Muhalefet ise mevcut iktidara karşı farklı bir strateji kullandı. Kutuplaşmanın sayısal olarak kendi aleyhine olduğunu nihayet kabullenen muhalefet aktörleri, kucaklayıcı bir strateji ile iktidarın negatif kampanyasına karşı ısrarla pozitif kampanya yürüttü.

Bu stratejinin ilk ayağı olarak, birbirinden ideolojik olarak çok farklı, irili ufaklı partiler bir araya geldi. Oy oranları hemen hemen hiçbir anlam taşımayan küçük partilerle aynı masaya oturulmasının amacı, oradan gelecek destek değil, yaratacağı sinerjiydi. İslamcı parti ile cumhuriyetçi partinin, milliyetçi bir parti ile liberal bir partinin yan yana gelirken verdikleri mesaj, kutuplaşmanın aşılabileceğiydi.

İkinci strateji ise kampanya sırasında karşı tarafın tüm kışkırtmalarına rağmen toplumun gerçek gündemine sadık kalmak oldu. Muhalefet daha önceki seçimlerde sürekli düştüğü hataya bu kez düşmedi ve iktidar aktörlerinin suçlamalarına cevap yetiştirmek yerine ısrarla vatandaşla konuştu. Rakipleriyle polemiğe g irerek enerjisini yarı yolda tüketmek yerine, asla kazanamayacağı bir kavgaya tutuşmak yerine vatandaşın gündemini meydanlara taşıdı. Adalet, hukuk, eşitlik, refah, özgürlük, gelişme, ilerleme, iş ve aş vaadinde bulundu.

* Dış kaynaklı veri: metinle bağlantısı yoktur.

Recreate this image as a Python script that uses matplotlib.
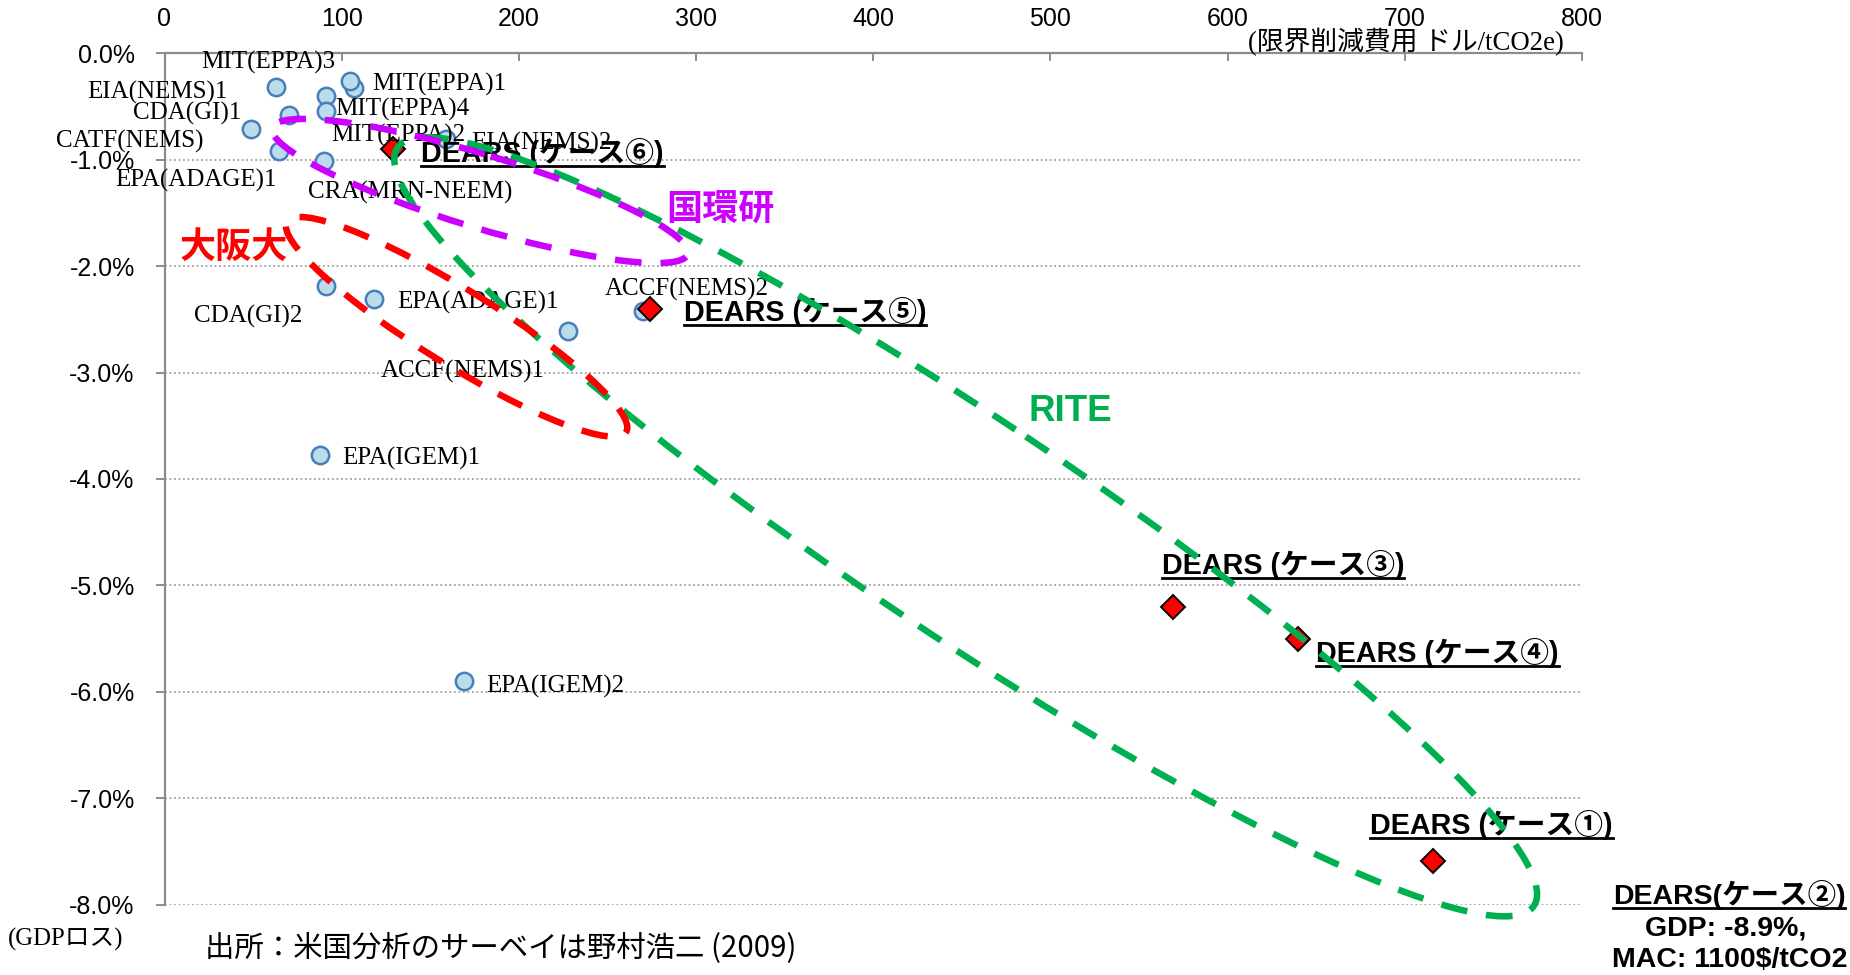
import matplotlib
matplotlib.use("Agg")
import matplotlib.pyplot as plt
from matplotlib.patches import Ellipse
from matplotlib.ticker import FuncFormatter
from matplotlib.transforms import Affine2D
from matplotlib.lines import Line2D

plt.rcParams['font.family'] = ['Liberation Sans', 'Noto Sans CJK JP', 'DejaVu Sans']

# ---------------- data ----------------
study_names = ["MIT(EPPA)3", "EIA(NEMS)1", "MIT(EPPA)1", "MIT(EPPA)2", "CDA(GI)1",
               "MIT(EPPA)4", "CATF(NEMS)", "EPA(ADAGE)1", "CRA(MRN-NEEM)", "EIA(NEMS)2",
               "CDA(GI)2", "EPA(ADAGE)1", "ACCF(NEMS)1", "ACCF(NEMS)2", "EPA(IGEM)1",
               "EPA(IGEM)2"]
study_mac = [91, 63, 107, 104.5, 70, 91, 49, 64.5, 90, 159, 91, 118.5, 227.5, 270, 87.5, 169]
study_gdp = [-0.40, -0.32, -0.33, -0.265, -0.58, -0.54, -0.71, -0.915, -1.015, -0.81,
             -2.19, -2.31, -2.61, -2.42, -3.78, -5.90]

dears_labels = ["DEARS (ケース⑥)", "DEARS (ケース⑤)", "DEARS (ケース③)",
                "DEARS (ケース④)", "DEARS (ケース①)"]
dears_mac = [129, 274, 569, 640, 716]
dears_gdp = [-0.90, -2.40, -5.20, -5.50, -7.59]

dears2_lines = ["DEARS(ケース②)", "GDP: -8.9%,", "MAC: 1100$/tCO2"]

x_ticks = [0, 100, 200, 300, 400, 500, 600, 700, 800]
y_ticks = [0, -1, -2, -3, -4, -5, -6, -7, -8]

group_names = ["国環研", "大阪大", "RITE"]

# ---------------- layout / style ----------------
W, H, DPI = 1850, 975, 100
# label offsets in pixels (dx right, dy down) relative to the point
study_offsets = [(-125, -33), (-189, 5), (18, -4), (-18, 54), (-156, -2), (9, -1),
                 (-195, 13), (-164, 30), (-16, 31), (25, 4), (-132, 30), (23, 3),
                 (-187, 40), (-38, -21), (23, 3), (22, 5)]
dears_offsets = [(28, 4), (34, 3), (-11, -42), (18, 14), (-63, -36)]

fig = plt.figure(figsize=(W / DPI, H / DPI), dpi=DPI)
ax = fig.add_axes([164.5 / W, 1 - 904.5 / H, (1582 - 164.5) / W, (904.5 - 53.3) / H])
ax.set_xlim(0, 800)
ax.set_ylim(-8, 0)
ax.xaxis.tick_top()
ax.set_xticks(x_ticks)
ax.set_yticks(y_ticks)
ax.yaxis.set_major_formatter(FuncFormatter(lambda v, p: "0.0%" if abs(v) < 1e-9 else f"{v:.1f}%"))
for s in ['right', 'bottom']:
    ax.spines[s].set_visible(False)
for s in ['top', 'left']:
    ax.spines[s].set_color('#8C8C8C')
    ax.spines[s].set_linewidth(1.6)
ax.tick_params(axis='x', direction='in', length=5.5, width=1.4, color='#8C8C8C',
               pad=16, labelsize=18, labelcolor='black')
ax.tick_params(axis='y', direction='out', length=6.5, width=1.4, color='#8C8C8C',
               pad=15, labelsize=18, labelcolor='black')
for v in y_ticks[1:]:
    ax.axhline(v, color='#A0A0A0', lw=1.3, ls=(0, (1, 1.5)), zorder=0)

# points
ax.plot(study_mac, study_gdp, ls='none', marker='o', ms=12.5, mfc='#B9DDEB',
        mec='#4A7EBB', mew=1.8, zorder=3, clip_on=False)
ax.plot(dears_mac, dears_gdp, ls='none', marker='D', ms=12.5, mfc='#FF0000',
        mec='black', mew=1.4, zorder=4, clip_on=False)

serif = ['Liberation Serif', 'Noto Sans CJK JP']
for name, x, y, (dx, dy) in zip(study_names, study_mac, study_gdp, study_offsets):
    ax.annotate(name, (x, y), xytext=(dx, -dy), textcoords='offset pixels',
                ha='left', va='center', fontsize=18, family=serif, zorder=5,
                annotation_clip=False)

underlined = []
for lab, x, y, (dx, dy) in zip(dears_labels, dears_mac, dears_gdp, dears_offsets):
    t = ax.annotate(lab, (x, y), xytext=(dx, -dy), textcoords='offset pixels',
                    ha='left', va='center', fontsize=20.7, fontweight='bold', zorder=6,
                    annotation_clip=False)
    underlined.append(t)

t2 = fig.text(1729 / W, 1 - 895 / H, dears2_lines[0], ha='center', va='center',
              fontsize=20.5, fontweight='bold')
underlined.append(t2)
fig.text(1726 / W, 1 - 928 / H, dears2_lines[1], ha='center', va='center',
         fontsize=20.5, fontweight='bold')
fig.text(1730 / W, 1 - 960 / H, dears2_lines[2], ha='center', va='center',
         fontsize=20.5, fontweight='bold')

# group ellipses (drawn in reference pixel frame, y down)
pix = Affine2D().scale(1 / W, -1 / H).translate(0, 1) + fig.transFigure
ell_specs = [((965.7, 526.8), 1366, 217, 33.7, '#00B050'),
             ((480, 191), 434, 73, 16.9, '#CC00FF'),
             ((456.6, 326.8), 399, 75, 31.8, '#FF0000')]
for c, w, h, a, col in ell_specs:
    e = Ellipse(c, w, h, angle=a, fill=False, edgecolor=col, lw=4.7,
                ls=(0, (4.1, 2.9)), transform=pix, zorder=10)
    e.set_capstyle('butt')
    fig.add_artist(e)

fig.text(720 / W, 1 - 210 / H, group_names[0], color='#CC00FF', fontsize=26,
         fontweight='bold', ha='center', va='center', family=['Noto Sans CJK JP'])
fig.text(234 / W, 1 - 247 / H, group_names[1], color='#FF0000', fontsize=26,
         fontweight='bold', ha='center', va='center', family=['Noto Sans CJK JP'])
fig.text(1070 / W, 1 - 412 / H, group_names[2], color='#00B050', fontsize=26.5,
         fontweight='bold', ha='center', va='center')

# axis titles and source
fig.text(1564 / W, 1 - 41.7 / H, "(限界削減費用 ドル/tCO2e)", ha='right', va='center',
         fontsize=19.3, family=serif)
fig.text(8 / W, 1 - 939 / H, "(GDPロス)", ha='left', va='center', fontsize=17.8,
         family=serif)
fig.text(205 / W, 1 - 948 / H, "出所：米国分析のサーベイは野村浩二 (2009)", ha='left',
         va='center', fontsize=21.2, family=['Noto Sans CJK JP'])

# underlines
fig.canvas.draw()
r = fig.canvas.get_renderer()
for t in underlined:
    bb = t.get_window_extent(r)
    y = (bb.y0 + bb.y1) / 2 - 13
    fig.add_artist(Line2D([bb.x0 / W, bb.x1 / W], [y / H, y / H],
                          transform=fig.transFigure, color='black', lw=2.0, zorder=7))

fig.savefig("out.png", dpi=DPI)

Türkiye muhalefeti, kutuplaşmış bir toplumda otoriterleşen bir rejimin seçimle değiştirilebileceği yönünde bir iddia ortaya koymuş durumda. Dünyanın bu seçimi yakından izliyor olmasının ve dünya basının 2023 yılının en önemli seçimi ilan etmesinin nedeni bu. Şu anda Avrupa dahil, tüm dünyada bizimkine benzer rejime sahip ülkeler bulunuyor. Oralarda da muhalefet seçimle iktidarları değiştirmeyi deniyor ama henüz hiç biri başarılı olamadı. Türkiye bir ilki gerçekleştirebilirse, dünyada demokrasinin krizini aşmak yönünde büyük bir umut yaratacak. Yani bu seçim sadece Türkiye için değil, dünya demokrasisi için de tarihi bir öneme sahip.

Biz bunu daha önce yapmıştık. İkinci Dünya Savaşı öncesinde Avrupa’da birkaç ülke hariç neredeyse dünyada parlamenter bir rejim kalmamıştı. Bu rejimlerin tümü savaşla yıkılabildi, hiçbirine demokrasi seçimle gelmedi. Oysa Türkiye tek parti rejimini savaşa girmeden, seçimle değiştirdi. Bir kez daha, neden olmasın?